> WHAT YOU HAVE TO DO:
Nothing outside the range is to be copied. From the entries below, reproduce exactly the lines starting at the one with "Emit a web page" and ending at the one with "var chart = echarts.init(document.getElementById('chart'));", without pictures.
___ SUPPLIED DATA ___
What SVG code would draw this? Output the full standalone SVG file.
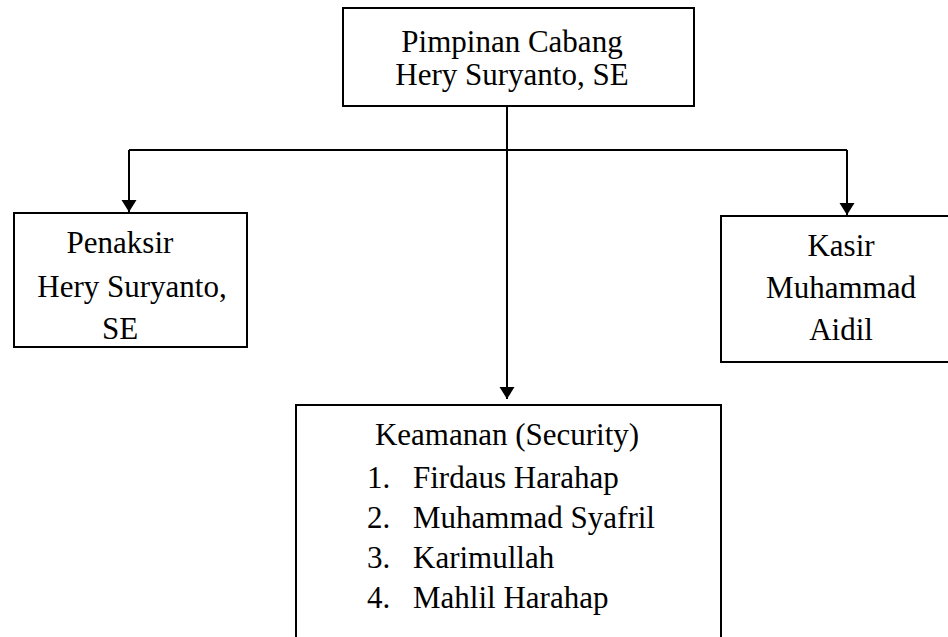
<svg xmlns="http://www.w3.org/2000/svg" width="948" height="637" viewBox="0 0 948 637">
<style>
.box{fill:#fff;stroke:#000;stroke-width:2}
.t{font-family:"Liberation Serif","Times New Roman",serif;font-size:31px;fill:#000}
.c{text-anchor:middle}
.ln{fill:none;stroke:#000;stroke-width:2}
</style>
<defs>
<marker id="ah" markerWidth="14" markerHeight="16" refX="12" refY="7.5" orient="auto" markerUnits="userSpaceOnUse">
<path d="M0,0 L12,7.5 L0,15 Z" fill="#000"/>
</marker>
</defs>
<rect width="948" height="637" fill="#fff"/>
<g id="connectors">
<path class="ln" d="M507,106 V399" marker-end="url(#ah)"/>
<path class="ln" d="M129,150 H847"/>
<path class="ln" d="M129,150 V212" marker-end="url(#ah)"/>
<path class="ln" d="M847,150 V215" marker-end="url(#ah)"/>
</g>
<g id="pimpinan">
<rect class="box" x="343" y="8" width="351" height="98"/>
<text class="t c" x="512" y="52">Pimpinan Cabang</text>
<text class="t c" x="512" y="85">Hery Suryanto, SE</text>
</g>
<g id="penaksir">
<rect class="box" x="14" y="213" width="233" height="134"/>
<text class="t c" x="120" y="253">Penaksir</text>
<text class="t c" x="132" y="297">Hery Suryanto,</text>
<text class="t c" x="120" y="339">SE</text>
</g>
<g id="kasir">
<rect class="box" x="721" y="216" width="240" height="146"/>
<text class="t c" x="841" y="256">Kasir</text>
<text class="t c" x="841" y="298">Muhammad</text>
<text class="t c" x="841" y="340">Aidil</text>
</g>
<g id="keamanan">
<rect class="box" x="296" y="405" width="425" height="250"/>
<text class="t c" x="507" y="445">Keamanan (Security)</text>
<text class="t" x="367" y="488">1.</text>
<text class="t" x="413" y="488">Firdaus Harahap</text>
<text class="t" x="367" y="528">2.</text>
<text class="t" x="413" y="528">Muhammad Syafril</text>
<text class="t" x="367" y="568">3.</text>
<text class="t" x="413" y="568">Karimullah</text>
<text class="t" x="367" y="608">4.</text>
<text class="t" x="413" y="608">Mahlil Harahap</text>
</g>
</svg>
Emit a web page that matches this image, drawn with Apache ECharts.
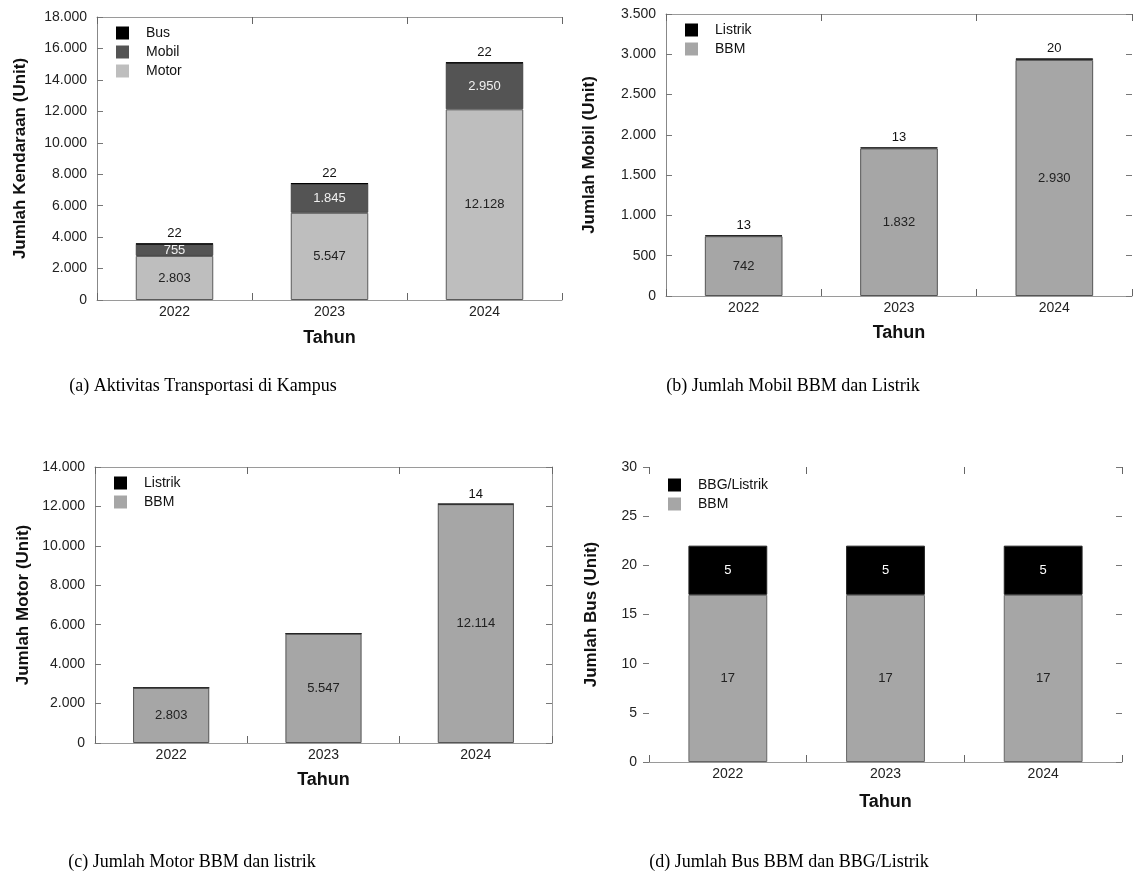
<!DOCTYPE html>
<html>
<head>
<meta charset="utf-8">
<script src="https://cdn.jsdelivr.net/npm/echarts@6/dist/echarts.min.js"></script>
<style>
  html, body { margin: 0; padding: 0; background: #fff; }
  #chart { width: 1134px; height: 886px; }
</style>
</head>
<body>
<div id="chart"></div>
<script>
// data
var years = ['2022', '2023', '2024'];
// (a) semua kendaraan
var motorAll = [2803, 5547, 12128];
var mobilAll = [755, 1845, 2950];
var busAll = [22, 22, 22];
// (b) mobil
var mobilBBM = [742, 1832, 2930];
var mobilListrik = [13, 13, 20];
// (c) motor
var motorBBM = [2803, 5547, 12114];
var motorListrik = [0, 0, 14];
// (d) bus
var busBBM = [17, 17, 17];
var busBBG = [5, 5, 5];

var captions = [
    '(a) Aktivitas Transportasi di Kampus',
    '(b) Jumlah Mobil BBM dan Listrik',
    '(c) Jumlah Motor BBM dan listrik',
    '(d) Jumlah Bus BBM dan BBG/Listrik'
];

var FONT = '"Liberation Sans", Arial, sans-serif';

function fmt(v) {
    return String(v).replace(/\B(?=(\d{3})+(?!\d))/g, '.');
}

var chart = echarts.init(document.getElementById('chart'));

/* panel layout */
var panels = [
    {left: 97, top: 17, width: 465, height: 283, max: 18000, interval: 2000,
        yName: 'Jumlah Kendaraan (Unit)', yGap: 68, xGap: 29,
        topLine: true, leftLine: true, rightLine: false, rightTicks: false, tickOut: false},
    {left: 666, top: 14, width: 466, height: 282, max: 3500, interval: 500,
        yName: 'Jumlah Mobil (Unit)', yGap: 68, xGap: 28,
        topLine: true, leftLine: true, rightLine: false, rightTicks: true, tickOut: false},
    {left: 95, top: 467, width: 457, height: 276, max: 14000, interval: 2000,
        yName: 'Jumlah Motor (Unit)', yGap: 63, xGap: 28,
        topLine: true, leftLine: true, rightLine: true, rightTicks: true, tickOut: false},
    {left: 649, top: 467, width: 473, height: 295, max: 30, interval: 5,
        yName: 'Jumlah Bus (Unit)', yGap: 49, xGap: 31,
        topLine: false, leftLine: false, rightLine: false, rightTicks: true, tickOut: true}
];

var grids = [], xAxes = [], yAxes = [];
panels.forEach(function (p, i) {
    grids.push({left: p.left, top: p.top, width: p.width, height: p.height});
    xAxes.push({
        gridIndex: i, type: 'category', data: years, position: 'bottom',
        axisLine: {show: true, onZero: false, lineStyle: {color: '#9a9a9a', width: 1}},
        axisTick: {show: true, inside: true, length: 7, lineStyle: {color: '#666'}},
        axisLabel: {color: '#222', fontSize: 14, margin: 5, fontFamily: FONT},
        name: 'Tahun', nameLocation: 'middle', nameGap: p.xGap,
        nameTextStyle: {fontWeight: 'bold', fontSize: 18, color: '#111', fontFamily: FONT}
    });
    // frame line on top
    xAxes.push({
        gridIndex: i, type: 'category', data: years, position: 'top',
        axisLine: {show: p.topLine, onZero: false, lineStyle: {color: '#9a9a9a'}},
        axisTick: {show: true, inside: true, length: 7, lineStyle: {color: '#666'}},
        axisLabel: {show: false}
    });
    yAxes.push({
        gridIndex: i, type: 'value', min: 0, max: p.max, interval: p.interval, position: 'left',
        axisLine: {show: p.leftLine, onZero: false, lineStyle: {color: '#888'}},
        axisTick: {show: true, inside: !p.tickOut, length: 6, lineStyle: {color: '#777'}},
        splitLine: {show: false},
        axisLabel: {color: '#222', fontSize: 14, margin: p.tickOut ? 12 : 10, fontFamily: FONT,
            formatter: function (v) { return fmt(v); }},
        name: p.yName, nameLocation: 'middle', nameGap: p.yGap, nameRotate: 90,
        nameTextStyle: {fontWeight: 'bold', fontSize: 17, color: '#111', fontFamily: FONT}
    });
    yAxes.push({
        gridIndex: i, type: 'value', min: 0, max: p.max, interval: p.interval, position: 'right',
        axisLine: {show: p.rightLine, onZero: false, lineStyle: {color: '#9a9a9a'}},
        axisTick: {show: p.rightTicks, inside: true, length: 6, lineStyle: {color: '#777'}},
        splitLine: {show: false},
        axisLabel: {show: false}
    });
});

function insideLabel(color) {
    return {
        show: true, position: 'inside', color: color, fontSize: 13, fontFamily: FONT,
        formatter: function (p) { return p.value ? fmt(p.value) : ''; }
    };
}
function topLabel() {
    return {
        show: true, position: 'top', distance: 3, color: '#111', fontSize: 13, fontFamily: FONT,
        formatter: function (p) { return p.value ? fmt(p.value) : ''; }
    };
}
function bar(name, data, gi, stack, color, border, label) {
    return {
        name: name, type: 'bar', data: data, xAxisIndex: gi * 2, yAxisIndex: gi * 2,
        stack: stack, barWidth: '50%',
        itemStyle: {color: color, borderColor: border, borderWidth: 1},
        label: label, emphasis: {disabled: true}
    };
}

var series = [
    bar('Motor', motorAll, 0, 'a', '#bebebe', '#5a5a5a', insideLabel('#222')),
    bar('Mobil', mobilAll, 0, 'a', '#545454', '#454545', insideLabel('#f0f0f0')),
    bar('Bus', busAll, 0, 'a', '#000', '#000', topLabel()),

    bar('BBM', mobilBBM, 1, 'b', '#a6a6a6', '#555', insideLabel('#222')),
    bar('Listrik', mobilListrik, 1, 'b', '#000', '#222', topLabel()),

    bar('BBM', motorBBM, 2, 'c', '#a6a6a6', '#555', insideLabel('#222')),
    bar('Listrik', motorListrik, 2, 'c', '#000', '#222', topLabel()),

    bar('BBM', busBBM, 3, 'd', '#a6a6a6', '#666', insideLabel('#222')),
    bar('BBG/Listrik', busBBG, 3, 'd', '#000', '#222', insideLabel('#fff'))
];

function legendAt(left, top, names) {
    return {
        orient: 'vertical', left: left, top: top, data: names, padding: 0,
        itemWidth: 13, itemHeight: 13, itemGap: 5, icon: 'rect', selectedMode: false,
        itemStyle: {borderWidth: 0},
        textStyle: {fontSize: 14, color: '#111', fontFamily: FONT, padding: [0, 0, 0, 12]}
    };
}

var option = {
    backgroundColor: '#fff',
    animation: false,
    grid: grids,
    xAxis: xAxes,
    yAxis: yAxes,
    legend: [
        legendAt(116, 26, ['Bus', 'Mobil', 'Motor']),
        legendAt(685, 23, ['Listrik', 'BBM']),
        legendAt(114, 476, ['Listrik', 'BBM']),
        legendAt(668, 478, ['BBG/Listrik', 'BBM'])
    ],
    graphic: [
        {type: 'text', x: 203, y: 386, style: {text: captions[0], align: 'center', verticalAlign: 'middle', fontSize: 18, fontFamily: '"Liberation Serif", serif', fill: '#000'}},
        {type: 'text', x: 793, y: 386, style: {text: captions[1], align: 'center', verticalAlign: 'middle', fontSize: 18, fontFamily: '"Liberation Serif", serif', fill: '#000'}},
        {type: 'text', x: 192, y: 862, style: {text: captions[2], align: 'center', verticalAlign: 'middle', fontSize: 18, fontFamily: '"Liberation Serif", serif', fill: '#000'}},
        {type: 'text', x: 789, y: 862, style: {text: captions[3], align: 'center', verticalAlign: 'middle', fontSize: 18, fontFamily: '"Liberation Serif", serif', fill: '#000'}}
    ],
    series: series
};
chart.setOption(option);
</script>
</body>
</html>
___
> FINISHED TASK:
Emit a web page that matches this image, drawn with Apache ECharts.
<!DOCTYPE html>
<html>
<head>
<meta charset="utf-8">
<script src="https://cdn.jsdelivr.net/npm/echarts@6/dist/echarts.min.js"></script>
<style>
  html, body { margin: 0; padding: 0; background: #fff; }
  #chart { width: 1134px; height: 886px; }
</style>
</head>
<body>
<div id="chart"></div>
<script>
// data
var years = ['2022', '2023', '2024'];
// (a) semua kendaraan
var motorAll = [2803, 5547, 12128];
var mobilAll = [755, 1845, 2950];
var busAll = [22, 22, 22];
// (b) mobil
var mobilBBM = [742, 1832, 2930];
var mobilListrik = [13, 13, 20];
// (c) motor
var motorBBM = [2803, 5547, 12114];
var motorListrik = [0, 0, 14];
// (d) bus
var busBBM = [17, 17, 17];
var busBBG = [5, 5, 5];

var captions = [
    '(a) Aktivitas Transportasi di Kampus',
    '(b) Jumlah Mobil BBM dan Listrik',
    '(c) Jumlah Motor BBM dan listrik',
    '(d) Jumlah Bus BBM dan BBG/Listrik'
];

var FONT = '"Liberation Sans", Arial, sans-serif';

function fmt(v) {
    return String(v).replace(/\B(?=(\d{3})+(?!\d))/g, '.');
}

var chart = echarts.init(document.getElementById('chart'));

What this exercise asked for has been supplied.